Stored records
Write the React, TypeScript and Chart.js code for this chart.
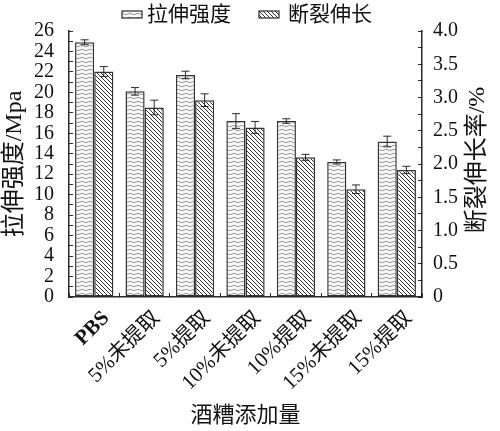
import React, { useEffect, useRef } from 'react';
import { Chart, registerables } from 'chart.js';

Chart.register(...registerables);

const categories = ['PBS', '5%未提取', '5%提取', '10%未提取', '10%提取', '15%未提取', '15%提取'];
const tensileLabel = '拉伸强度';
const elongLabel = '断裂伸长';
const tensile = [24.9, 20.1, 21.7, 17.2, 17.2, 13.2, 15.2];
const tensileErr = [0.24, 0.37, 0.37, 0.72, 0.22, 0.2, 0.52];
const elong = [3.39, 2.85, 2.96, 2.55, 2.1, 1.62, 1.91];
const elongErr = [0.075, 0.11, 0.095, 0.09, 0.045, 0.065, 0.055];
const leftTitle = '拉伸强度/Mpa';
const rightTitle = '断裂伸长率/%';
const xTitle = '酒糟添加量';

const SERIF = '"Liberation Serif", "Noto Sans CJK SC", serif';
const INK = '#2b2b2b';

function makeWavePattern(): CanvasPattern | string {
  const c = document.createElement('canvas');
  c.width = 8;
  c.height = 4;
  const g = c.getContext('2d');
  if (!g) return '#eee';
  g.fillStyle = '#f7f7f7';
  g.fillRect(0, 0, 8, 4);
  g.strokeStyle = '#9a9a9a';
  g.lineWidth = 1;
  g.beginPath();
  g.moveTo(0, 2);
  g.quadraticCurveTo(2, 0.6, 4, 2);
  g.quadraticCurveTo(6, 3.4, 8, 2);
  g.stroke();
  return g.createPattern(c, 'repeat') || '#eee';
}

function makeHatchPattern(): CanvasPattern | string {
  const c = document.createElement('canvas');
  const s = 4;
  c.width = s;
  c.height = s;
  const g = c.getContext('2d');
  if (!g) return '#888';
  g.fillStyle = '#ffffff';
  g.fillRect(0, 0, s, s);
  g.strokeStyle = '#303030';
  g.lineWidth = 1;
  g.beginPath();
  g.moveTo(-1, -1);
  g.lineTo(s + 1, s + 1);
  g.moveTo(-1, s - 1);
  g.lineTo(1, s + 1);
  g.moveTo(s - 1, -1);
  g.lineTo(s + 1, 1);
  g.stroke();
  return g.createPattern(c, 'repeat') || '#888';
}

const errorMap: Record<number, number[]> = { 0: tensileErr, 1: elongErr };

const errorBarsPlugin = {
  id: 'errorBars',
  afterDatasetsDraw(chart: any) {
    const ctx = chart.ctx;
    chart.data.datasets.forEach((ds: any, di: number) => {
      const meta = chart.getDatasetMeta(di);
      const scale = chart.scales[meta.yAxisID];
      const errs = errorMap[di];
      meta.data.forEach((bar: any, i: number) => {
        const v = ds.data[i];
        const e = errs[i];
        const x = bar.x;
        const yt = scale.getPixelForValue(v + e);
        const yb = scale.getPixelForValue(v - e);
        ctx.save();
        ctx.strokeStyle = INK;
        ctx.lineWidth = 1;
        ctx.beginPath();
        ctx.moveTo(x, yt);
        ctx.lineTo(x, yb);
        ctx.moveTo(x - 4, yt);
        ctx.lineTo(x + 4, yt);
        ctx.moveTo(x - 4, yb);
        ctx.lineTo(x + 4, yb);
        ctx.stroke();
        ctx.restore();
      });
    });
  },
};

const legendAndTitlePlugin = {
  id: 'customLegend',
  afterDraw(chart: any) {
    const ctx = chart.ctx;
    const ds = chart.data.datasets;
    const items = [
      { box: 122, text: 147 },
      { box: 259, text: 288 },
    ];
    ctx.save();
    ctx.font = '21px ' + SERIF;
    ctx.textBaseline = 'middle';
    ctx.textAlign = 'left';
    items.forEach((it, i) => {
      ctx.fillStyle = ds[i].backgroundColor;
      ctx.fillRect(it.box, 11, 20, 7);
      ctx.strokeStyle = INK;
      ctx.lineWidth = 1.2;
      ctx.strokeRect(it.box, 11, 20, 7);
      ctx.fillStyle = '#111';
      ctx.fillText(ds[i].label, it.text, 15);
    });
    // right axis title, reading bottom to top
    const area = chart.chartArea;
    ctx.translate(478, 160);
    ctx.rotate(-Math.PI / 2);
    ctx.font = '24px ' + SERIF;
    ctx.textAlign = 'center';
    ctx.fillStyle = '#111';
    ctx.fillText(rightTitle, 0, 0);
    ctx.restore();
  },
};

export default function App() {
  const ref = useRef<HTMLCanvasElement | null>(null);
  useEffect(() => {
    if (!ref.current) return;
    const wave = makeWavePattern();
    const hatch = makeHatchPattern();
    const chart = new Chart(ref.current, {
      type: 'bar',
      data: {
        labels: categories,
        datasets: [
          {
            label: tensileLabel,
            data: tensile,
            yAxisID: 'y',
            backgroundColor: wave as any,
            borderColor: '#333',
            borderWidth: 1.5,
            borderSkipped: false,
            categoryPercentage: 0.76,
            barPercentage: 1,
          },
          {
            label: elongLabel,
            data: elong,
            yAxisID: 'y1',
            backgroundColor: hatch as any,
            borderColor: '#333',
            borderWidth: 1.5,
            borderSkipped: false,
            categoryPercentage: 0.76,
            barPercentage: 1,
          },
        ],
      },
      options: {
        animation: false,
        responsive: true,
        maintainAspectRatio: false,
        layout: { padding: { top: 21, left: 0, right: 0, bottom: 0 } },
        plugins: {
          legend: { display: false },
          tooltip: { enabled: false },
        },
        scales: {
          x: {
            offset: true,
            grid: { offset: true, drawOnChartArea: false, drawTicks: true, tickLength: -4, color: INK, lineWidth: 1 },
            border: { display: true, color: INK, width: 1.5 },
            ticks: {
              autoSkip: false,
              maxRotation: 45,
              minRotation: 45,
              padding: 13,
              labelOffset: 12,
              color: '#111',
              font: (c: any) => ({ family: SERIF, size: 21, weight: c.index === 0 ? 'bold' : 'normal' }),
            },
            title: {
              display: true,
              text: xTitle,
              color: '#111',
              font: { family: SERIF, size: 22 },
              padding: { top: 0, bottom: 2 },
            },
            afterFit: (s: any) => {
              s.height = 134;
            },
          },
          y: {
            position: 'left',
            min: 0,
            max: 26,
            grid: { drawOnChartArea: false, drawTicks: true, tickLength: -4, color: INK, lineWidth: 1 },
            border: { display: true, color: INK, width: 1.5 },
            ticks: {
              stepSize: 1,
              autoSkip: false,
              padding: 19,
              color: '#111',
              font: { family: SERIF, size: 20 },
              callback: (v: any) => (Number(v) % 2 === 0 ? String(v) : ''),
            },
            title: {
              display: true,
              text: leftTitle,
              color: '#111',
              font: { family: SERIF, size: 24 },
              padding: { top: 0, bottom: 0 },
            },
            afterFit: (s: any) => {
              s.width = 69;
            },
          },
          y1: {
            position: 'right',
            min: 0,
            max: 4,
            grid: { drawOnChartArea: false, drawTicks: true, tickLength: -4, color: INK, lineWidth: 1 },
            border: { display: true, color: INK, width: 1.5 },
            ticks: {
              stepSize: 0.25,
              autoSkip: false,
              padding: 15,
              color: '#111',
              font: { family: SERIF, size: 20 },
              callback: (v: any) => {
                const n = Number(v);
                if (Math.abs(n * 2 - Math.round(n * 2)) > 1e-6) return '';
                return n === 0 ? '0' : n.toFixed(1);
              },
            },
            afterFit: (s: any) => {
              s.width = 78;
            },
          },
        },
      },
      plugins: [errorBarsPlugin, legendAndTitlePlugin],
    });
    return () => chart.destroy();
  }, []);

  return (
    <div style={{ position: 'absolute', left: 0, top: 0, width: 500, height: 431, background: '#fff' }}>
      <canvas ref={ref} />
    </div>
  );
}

---

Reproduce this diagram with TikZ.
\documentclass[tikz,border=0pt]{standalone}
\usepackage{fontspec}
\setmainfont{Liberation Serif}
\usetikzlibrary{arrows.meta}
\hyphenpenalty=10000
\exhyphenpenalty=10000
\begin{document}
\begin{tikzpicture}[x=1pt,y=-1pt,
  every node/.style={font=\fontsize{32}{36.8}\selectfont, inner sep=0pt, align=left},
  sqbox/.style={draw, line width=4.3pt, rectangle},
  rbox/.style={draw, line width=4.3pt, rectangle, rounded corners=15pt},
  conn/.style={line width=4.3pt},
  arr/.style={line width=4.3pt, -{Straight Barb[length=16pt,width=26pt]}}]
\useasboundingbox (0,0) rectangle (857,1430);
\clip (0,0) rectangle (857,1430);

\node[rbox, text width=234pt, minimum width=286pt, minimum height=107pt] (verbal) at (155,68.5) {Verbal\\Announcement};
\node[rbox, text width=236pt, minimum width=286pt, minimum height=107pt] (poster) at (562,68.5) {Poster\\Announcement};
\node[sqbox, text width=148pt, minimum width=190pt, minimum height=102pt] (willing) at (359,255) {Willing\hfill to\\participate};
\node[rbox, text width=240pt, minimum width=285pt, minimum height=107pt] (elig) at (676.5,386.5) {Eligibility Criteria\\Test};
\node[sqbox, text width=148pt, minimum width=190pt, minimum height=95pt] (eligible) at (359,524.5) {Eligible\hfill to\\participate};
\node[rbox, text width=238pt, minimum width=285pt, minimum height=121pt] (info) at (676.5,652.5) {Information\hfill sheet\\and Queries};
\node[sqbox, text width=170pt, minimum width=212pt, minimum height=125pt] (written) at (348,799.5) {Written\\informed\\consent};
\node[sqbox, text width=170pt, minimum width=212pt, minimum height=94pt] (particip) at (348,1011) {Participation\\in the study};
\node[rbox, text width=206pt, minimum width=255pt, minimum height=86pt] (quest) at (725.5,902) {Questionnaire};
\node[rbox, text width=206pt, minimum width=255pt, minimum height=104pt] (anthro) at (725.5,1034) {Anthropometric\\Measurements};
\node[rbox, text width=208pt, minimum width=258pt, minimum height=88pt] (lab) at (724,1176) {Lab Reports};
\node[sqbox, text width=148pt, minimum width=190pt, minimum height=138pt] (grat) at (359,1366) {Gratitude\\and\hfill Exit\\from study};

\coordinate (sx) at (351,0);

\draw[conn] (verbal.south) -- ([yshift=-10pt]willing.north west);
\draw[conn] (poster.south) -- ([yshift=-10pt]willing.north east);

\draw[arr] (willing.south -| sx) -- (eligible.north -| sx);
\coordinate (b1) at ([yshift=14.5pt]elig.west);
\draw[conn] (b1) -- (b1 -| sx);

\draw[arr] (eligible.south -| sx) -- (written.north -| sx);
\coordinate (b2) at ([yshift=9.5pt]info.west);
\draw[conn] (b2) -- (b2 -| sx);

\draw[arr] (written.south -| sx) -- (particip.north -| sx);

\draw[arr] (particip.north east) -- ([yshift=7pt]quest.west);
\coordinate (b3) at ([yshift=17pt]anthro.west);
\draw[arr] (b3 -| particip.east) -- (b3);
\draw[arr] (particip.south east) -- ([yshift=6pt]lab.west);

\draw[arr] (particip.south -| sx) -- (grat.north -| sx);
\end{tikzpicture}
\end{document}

Exercise
From the records above, extract the lines from the one holding "Write the React, TypeScript" through the one holding "Chart.register(...registerables);", word for word; omit the pictures.

Exercise result
Write the React, TypeScript and Chart.js code for this chart.
import React, { useEffect, useRef } from 'react';
import { Chart, registerables } from 'chart.js';

Chart.register(...registerables);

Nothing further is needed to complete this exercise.